| SOURCE DATA |
********
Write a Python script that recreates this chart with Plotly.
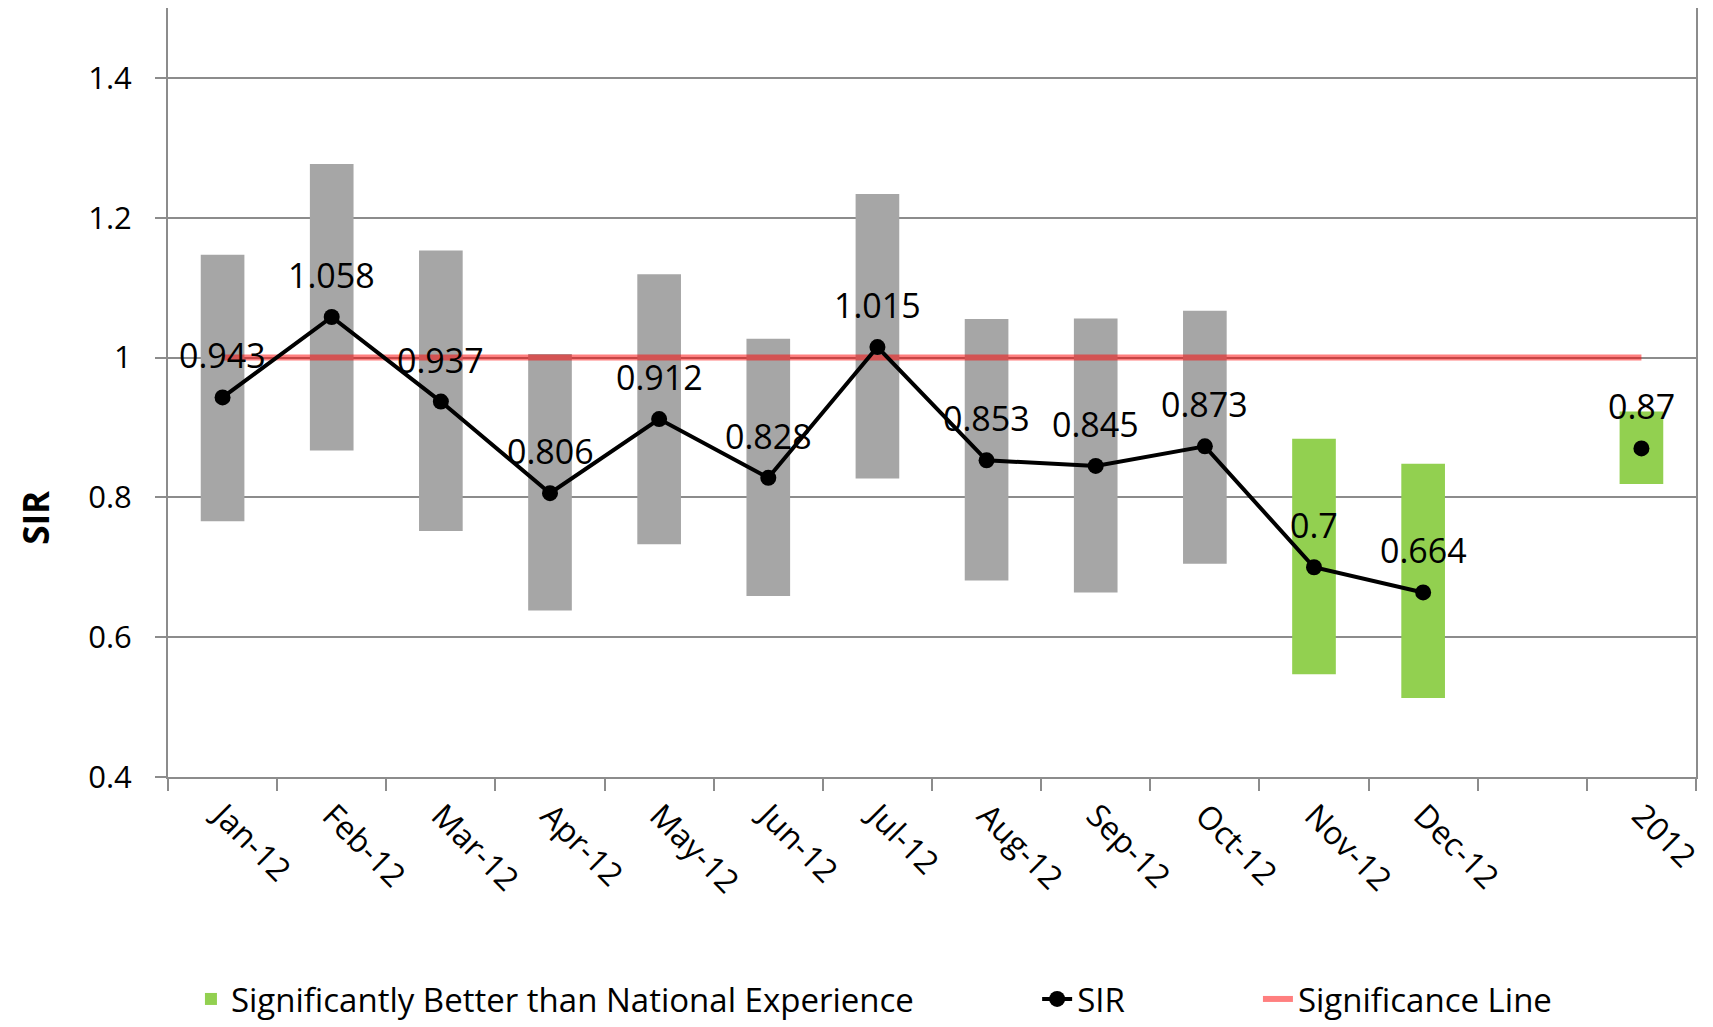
import plotly.graph_objects as go

categories = ["Jan-12", "Feb-12", "Mar-12", "Apr-12", "May-12", "Jun-12", "Jul-12",
              "Aug-12", "Sep-12", "Oct-12", "Nov-12", "Dec-12", "", "2012"]
sir = [0.943, 1.058, 0.937, 0.806, 0.912, 0.828, 1.015, 0.853, 0.845, 0.873, 0.7, 0.664, None, 0.87]
ci_low = [0.766, 0.867, 0.752, 0.638, 0.733, 0.659, 0.827, 0.681, 0.664, 0.705, 0.547, 0.513, None, 0.819]
ci_high = [1.147, 1.277, 1.153, 1.005, 1.119, 1.027, 1.234, 1.055, 1.056, 1.067, 0.884, 0.848, None, 0.923]
significant = [False, False, False, False, False, False, False, False, False, False, True, True, False, True]
significance_level = 1.0
y_ticks = [0.4, 0.6, 0.8, 1.0, 1.2, 1.4]
y_ticktext = ["0.4", "0.6", "0.8", "1", "1.2", "1.4"]

FONT = "Open Sans"
GRAY = "#A6A6A6"
GREEN = "#92D050"
AXIS = "#8C8C8C"

pos = list(range(len(categories)))

def split(flag):
    xs, base, h = [], [], []
    for p, lo, hi, s in zip(pos, ci_low, ci_high, significant):
        if lo is None or s != flag:
            continue
        xs.append(p)
        base.append(lo)
        h.append(hi - lo)
    return xs, base, h

fig = go.Figure()

gx, gb, gh = split(False)
fig.add_trace(go.Bar(x=gx, y=gh, base=gb, width=0.4, marker=dict(color=GRAY, line=dict(width=0)),
                     showlegend=False, name="Not Significant"))
sx, sb, sh = split(True)
fig.add_trace(go.Bar(x=sx, y=sh, base=sb, width=0.4, marker=dict(color=GREEN, line=dict(width=0)),
                     name="Significantly Better than National Experience", legend="legend"))

fig.add_trace(go.Scatter(x=[pos[0], pos[-1]], y=[significance_level, significance_level], mode="lines",
                         line=dict(color="rgba(255,0,0,0.5)", width=6), name="Significance Line",
                         legend="legend3"))

fig.add_trace(go.Scatter(x=pos, y=sir, mode="lines+markers", connectgaps=False,
                         line=dict(color="black", width=4), marker=dict(color="black", size=16),
                         name="SIR", legend="legend2"))

for p, v in zip(pos, sir):
    if v is None:
        continue
    fig.add_annotation(x=p, y=v, text=f"{v:g}", showarrow=False, yshift=42,
                       font=dict(family=FONT, size=34, color="black"))

fig.add_annotation(text="<b>SIR</b>", textangle=-90, xref="paper", yref="paper",
                   x=-0.0872, y=0.338, xanchor="center", yanchor="middle", showarrow=False,
                   borderpad=0, font=dict(family=FONT, size=35, color="black"))

leg_common = dict(orientation="h", xref="container", yref="container", xanchor="left",
                  yanchor="bottom", font=dict(family=FONT, size=33), bgcolor="rgba(0,0,0,0)")

fig.update_layout(
    width=1705, height=1019,
    margin=dict(l=160, r=17, t=0, b=250),
    plot_bgcolor="white", paper_bgcolor="white",
    barmode="overlay",
    font=dict(family=FONT, size=30, color="black"),
    legend=dict(x=0.1073, y=0.0, **leg_common),
    legend2=dict(x=0.6036, y=0.0, **leg_common),
    legend3=dict(x=0.7331, y=0.0, **leg_common),
)
fig.update_xaxes(
    range=[-0.5, len(categories) - 0.5], tickvals=pos, ticktext=categories,
    ticks="", tickangle=45, tickfont=dict(family=FONT, size=32), ticklabelstandoff=5,
    minor=dict(tick0=0.5, dtick=1, ticks="outside", ticklen=12, tickcolor=AXIS, tickwidth=2, showgrid=False),
    showline=True, linecolor=AXIS, linewidth=2, mirror=True, showgrid=False, zeroline=False,
    automargin=False,
)
fig.update_yaxes(
    range=[0.4, 1.5], tickvals=y_ticks, ticktext=y_ticktext,
    ticks="outside", ticklen=11, tickcolor=AXIS, tickwidth=2, ticklabelstandoff=17,
    showline=True, linecolor=AXIS, linewidth=2, mirror=True,
    showgrid=True, gridcolor=AXIS, gridwidth=2, zeroline=False,
    tickfont=dict(family=FONT, size=31), automargin=False,
)

fig.write_html("out.html")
********
| REQUIRED TASK |
Write out the lines from the start of the material to the line with "import plotly.graph_objects as go", inclusive and exactly. Skip the pictures.

| RESULT |
Write a Python script that recreates this chart with Plotly.
import plotly.graph_objects as go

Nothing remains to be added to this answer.